June 24, 12.00 – 19.00
CZKD (Center for Cultural Decontamination)
Bir?aninova 21, Beograd
language: English & Serbian (translation provided)
PART 1: Evictions and expropriations
12.00 – 14.00
parallel discussion sessions
It is in evictions and expropriations, where the impact of economic extraction and failing protecting from public authorities culminate: they directly impact our living sphere, our social structures and our physical bodies. They enact humiliation upon us. They deprive us from the place from where we can organise our lives.
And in that, our homes need defence:
“No other modern commodity is as important for organising citizenship, work, identities, solidarities, and politics. (...) It is this side of housing – its lived, universally necessary, social dimension, and its identity as home – that needs defending.” (David Madden and Peter Marcuse, 2016)
This discussion brings together experiences from various European cities around some of the most important questions in defence of our daily lives: How do we defend the site of an eviction, when we have to confront the bailiff? How can we bring together a powerful coalition of those affected? What legal means can be brought forward, and how do we amass finance for this? And finally, how do we secure the right of shelter in legislation?
PART 2: Residential capitalism in Europe
15.30 – 16.30
talk by Manuel B. Aalders (University of Leuven) - to be confirmed
“The Great Financial Crisis that started in 2007 was, at least in part, triggered by the preceding boom in housing prices. Housing prices did not rise primarily as a result of increasing income or decreasing availability but as a result of the increasing availability of mortgage finance, caused by low interest rates, mortgage securitization and, in some countries, the rise of new types of lenders, that together enabled increasingly more households to take out increasingly larger mortgage loans.”
In this talk, Manuel Aalders (associate professor of human geography) will explain how housing finds itself at the centre of a rapidly transforming capitalist political economy and places housing at the centre of the financialization debate. “It is time to reconsider the financialization of both homeownership and social housing.”
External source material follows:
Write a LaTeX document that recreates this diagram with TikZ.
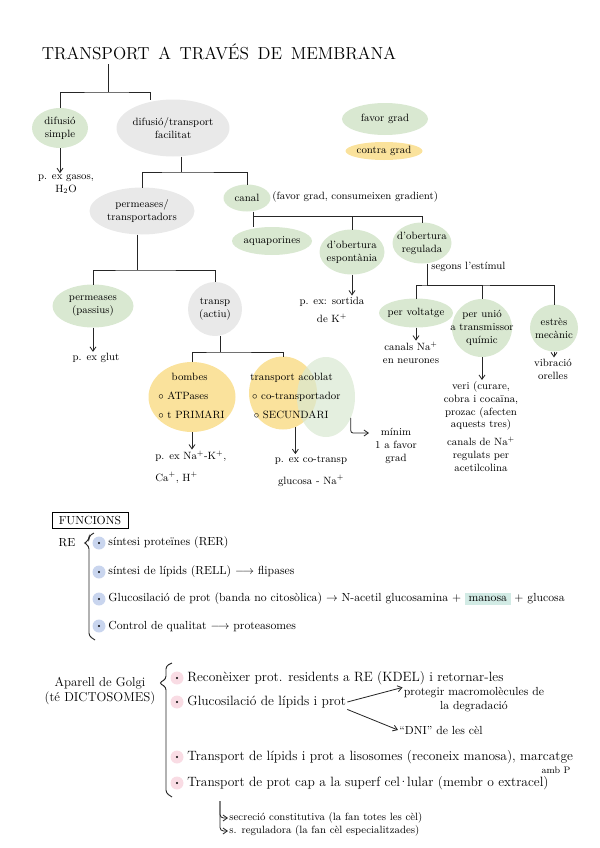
\documentclass[tikz,border=0pt]{standalone}
\usepackage{amssymb}
\usepackage{amsmath}
\usepackage{xcolor}
\usepackage{tikz}
\usetikzlibrary{arrows.meta,positioning,shapes.geometric}
\definecolor{memgreen}{HTML}{D9E8D1}
\definecolor{memgray}{HTML}{E9E9E9}
\definecolor{memyellow}{HTML}{FAE29C}
\definecolor{memblue}{HTML}{C9D5EE}
\definecolor{mempink}{HTML}{F9DCE4}
\definecolor{memteal}{HTML}{D2EBE5}
\colorlet{memink}{black!85}
\tikzset{
  memblob/.style={ellipse,inner sep=0pt,outer sep=0pt},
  memgreenblob/.style={memblob,fill=memgreen},
  memgrayblob/.style={memblob,fill=memgray},
  memyellowblob/.style={memblob,fill=memyellow},
  blobsize/.style 2 args={minimum width=#1*0.3mm,minimum height=#2*0.3mm},
  memtext/.style={font=\small,align=center,inner sep=1pt},
  memline/.style={font=\normalsize,anchor=west,inner sep=1pt},
  membigline/.style={memline,font=\fontsize{11.5}{13.5}\selectfont},
  memtree/.style={line width=0.8pt,memink},
  memdown/.style={-{Straight Barb[length=1.3mm,width=1.8mm]},line width=0.7pt,memink},
  membrace/.style={line width=0.8pt,memink,rounded corners=2.5pt},
  membullet/.style={circle,minimum size=3.9mm,inner sep=0pt,
                    path picture={\fill[black] (path picture bounding box.center) circle (0.35mm);}},
  memrebullet/.style={membullet,fill=memblue},
  memgobullet/.style={membullet,fill=mempink}
}

\begin{document}
\begin{tikzpicture}[
  x=0.3mm,y=-0.3mm,
  inblob/.style={label={[memtext]center:{#1}}}
]
  \useasboundingbox (0,0) rectangle (600,848);

  \node[font=\fontsize{14.8}{17}\selectfont] (title) at (219,52)
    {TRANSPORT\enspace A\enspace TRAVÉS\enspace DE\enspace MEMBRANA};
  \coordinate (t0) at (108,64);
  \coordinate (b0) at (108,92);

  \node[memgreenblob,blobsize={56}{40},inblob={difusió\\simple}] (simple) at (60,128) {};
  \node[memgrayblob,blobsize={113}{57},inblob={difusió/transport\\facilitat}] (facil) at (173,128) {};
  \draw[memtree] (t0) -- (b0);
  \draw[memtree] (simple) |- (b0) -| ([xshift=-6.9mm]facil.north);

  \node[memtext] (gasos) at (66,184) {p. ex gasos,\\H$_2$O};
  \draw[memdown] (simple) -- (simple |- gasos.north);

  \node[memgreenblob,blobsize={86}{32},inblob={favor grad}] (favor) at (385,119) {};
  \node[memyellowblob,blobsize={77}{18},inblob={contra grad}] (contra) at (384,151) {};

  \coordinate (b1) at (181,172);
  \node[memgrayblob,blobsize={105}{47},inblob={permeases/\\transportadors}] (perm) at (142,211) {};
  \node[memgreenblob,blobsize={47}{27},inblob={canal}] (canal) at (247,198) {};
  \node[memtext,anchor=west] (canalnote) at (271,197) {(favor grad, consumeixen gradient)};
  \draw[memtree] (facil.south -| b1) -- (b1);
  \draw[memtree] (perm) |- (b1) -| (canal);

  \coordinate (b2) at (253,216);
  \node[memgreenblob,blobsize={80}{28},inblob={aquaporines}] (aquap) at (272,241) {};
  \node[memgreenblob,blobsize={65}{45},inblob={d'obertura\\espontània}] (espont) at (352,252) {};
  \node[memgreenblob,blobsize={59}{41},inblob={d'obertura\\regulada}] (regul) at (422,243) {};
  \draw[memtree] (canal.south -| b2) -- (aquap.north -| b2);
  \draw[memtree] (b2) -| (espont) (b2) -| (regul);

  \node[memtext] (sortida) at (332,310) {p. ex: sortida\\[5pt]de K$^+$};
  \draw[memdown] (espont) -- (espont |- sortida.north);

  \node[memtext,anchor=west] (estimul) at (430,267) {segons l'estímul};
  \coordinate (b3) at (427,285);
  \node[memgreenblob,blobsize={74}{29},inblob={per voltatge}] (voltat) at (416,313) {};
  \node[memgreenblob,blobsize={60}{58},inblob={per unió\\a transmissor\\químic}] (unio) at (482,328) {};
  \node[memgreenblob,blobsize={48}{47},inblob={estrès\\mecànic}] (estres) at (554,328) {};
  \draw[memtree] (regul.south -| b3) -- (b3);
  \draw[memtree] (voltat) |- (b3) -| (estres) (b3) -| (unio);

  \node[memtext] (canalsna) at (411,353) {canals Na$^+$\\en neurones};
  \draw[memdown] (voltat) -- (voltat |- canalsna.north);
  \node[memtext] (veri) at (481,406) {veri (curare,\\cobra i cocaïna,\\prozac (afecten\\aquests tres)};
  \node[memtext] (acetil) at (481,454) {canals de Na$^+$\\regulats per\\acetilcolina};
  \draw[memdown] (unio) -- (unio |- veri.north);
  \node[memtext] (vibracio) at (553,369) {vibració\\orelles};
  \draw[memdown] (estres) -- (estres |- vibracio.north);

  \coordinate (b4) at (137,270);
  \node[memgreenblob,blobsize={81}{43},inblob={permeases\\(passius)}] (passius) at (93,306) {};
  \node[memgrayblob,blobsize={54}{54},inblob={transp\\(actiu)}] (actiu) at (215,309) {};
  \draw[memtree] (perm.south -| b4) -- (b4);
  \draw[memtree] (passius) |- (b4) -| (actiu);
  \node[memtext] (glut) at (96,358) {p. ex glut};
  \draw[memdown] (passius) -- (passius |- glut.north);

  \coordinate (b5) at (220,352);
  \node[memyellowblob,blobsize={87}{70}] (bombes) at (192,397) {};
  \node[memyellowblob,blobsize={68}{73}] (acoblat) at (283,393) {};
  \node[memgreenblob,blobsize={58}{80},fill opacity=0.7] (acoblatg) at (326,397) {};
  \node[memtext,align=left,anchor=west] (bombestext) at (157,396)
    {\hspace{4mm}bombes\\[5pt]$\circ$ ATPases\\[5pt]$\circ$ t PRIMARI};
  \node[memtext,align=left,anchor=west] (acoblattext) at (249,396)
    {transport acoblat\\[5pt]\,$\circ$ co-transportador\\[5pt]\,\,$\circ$ SECUNDARI};
  \draw[memtree] (actiu.south -| b5) -- (b5);
  \draw[memtree] (bombes) |- (b5) -| (acoblat);

  \node[memtext,align=left,anchor=west] (nak) at (154,467) {p. ex Na$^+$-K$^+$,\\[7pt]Ca$^+$, H$^+$};
  \draw[memdown] (bombes) -- (bombes |- nak.north);
  \node[memtext] (cotransp) at (311,471) {p. ex co-transp\\[8pt]glucosa - Na$^+$};
  \draw[memdown] (acoblat.290) -- (acoblat.290 |- cotransp.north);
  \coordinate (minimtip) at (369,433);
  \node[memtext] (minim) at (396,446) {mínim\\1 a favor\\grad};
  \draw[memdown,rounded corners=2pt] (acoblatg.-40) |- (minimtip);

  \node[draw,line width=0.6pt,inner sep=1pt,blobsize={76}{16}] (funcions) at (90,520) {FUNCIONS};
  \node[font=\normalsize] (re) at (67,543) {RE};
  \draw[membrace] (94,533) -- (89,536) -- (89,540) -- (84,543) -- (89,546) -- (89,636) -- (95,640);
  \node[memrebullet] (rebul1) at (99,543) {};
  \node[memrebullet] (rebul2) at (99,572) {};
  \node[memrebullet] (rebul3) at (99,599) {};
  \node[memrebullet] (rebul4) at (99,626) {};
  \node[memline] (resintprot) at (107,543) {síntesi proteïnes (RER)};
  \node[memline] (resintlip) at (107,572) {síntesi de lípids (RELL) $\longrightarrow$ flipases};
  \node[memline] (reglic) at (107,599)
    {Glucosilació de prot (banda no citosòlica) $\rightarrow$ N-acetil glucosamina + \colorbox{memteal}{manosa} + glucosa};
  \node[memline] (recontrol) at (107,626) {Control de qualitat $\longrightarrow$ proteasomes};

  \node[memtext,font=\fontsize{11}{13}\selectfont] (golgi) at (100,691) {Aparell de Golgi\\(té DICTOSOMES)};
  \draw[membrace] (172,663) -- (166,666) -- (166,679) -- (159,683) -- (166,687) -- (166,793) -- (172,797);
  \node[memgobullet] (gobul1) at (177,678) {};
  \node[memgobullet] (gobul2) at (177,702) {};
  \node[memgobullet] (gobul3) at (177,757) {};
  \node[memgobullet] (gobul4) at (177,783) {};
  \node[membigline] (goreco) at (186,678) {Reconèixer prot. residents a RE (KDEL) i retornar-les};
  \node[membigline] (goglic) at (186,702) {Glucosilació de lípids i prot};
  \node[memtext,font=\normalsize] (goprot) at (474,700) {protegir macromolècules de\\la degradació};
  \node[memline] (godni) at (398,730) {“DNI” de les cèl};
  \draw[memdown] (goglic.east) -- (goprot.170);
  \draw[memdown] (goglic.south east) -- (godni.west);
  \node[membigline] (golis) at (186,757) {Transport de lípids i prot a lisosomes (reconeix manosa), marcatge};
  \node[memtext,font=\footnotesize] (goambp) at (556,770) {amb P};
  \node[membigline] (gosup) at (186,783)
    {Transport de prot cap a la superf cel\kern-0.12em·\kern-0.12em lular (membr o extracel)};
  \coordinate (gohook) at (220,801);
  \node[memline,font=\small] (gosecr) at (228,818) {secreció constitutiva (la fan totes les cèl)};
  \node[memline,font=\small] (goreg) at (228,831) {s. reguladora (la fan cèl especialitzades)};
  \draw[memdown,rounded corners=3pt] (gohook) |- (gosecr.west);
  \draw[memdown,rounded corners=3pt] (gohook) |- (goreg.west);
\end{tikzpicture}
\end{document}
PART 3: Our cities as investment schemes, really?
17.00 – 18.30
Around Europe, the effect of a new capitalist political economy is being felt. From Madrid to Tbilisi, from Athens to Stockholm: more and more have “we”, the inhabitants of these cities, become witnesses of large financial schemes that play out their battles in the cities we live in.
This panel will discuss the phenomena around a number of practical entries: how can we recognise these mechanisms being at play in our own cities, what can we do to defend ourselves from their impact, and finally: how do we arrive at cities that serve people, not (un)just capital?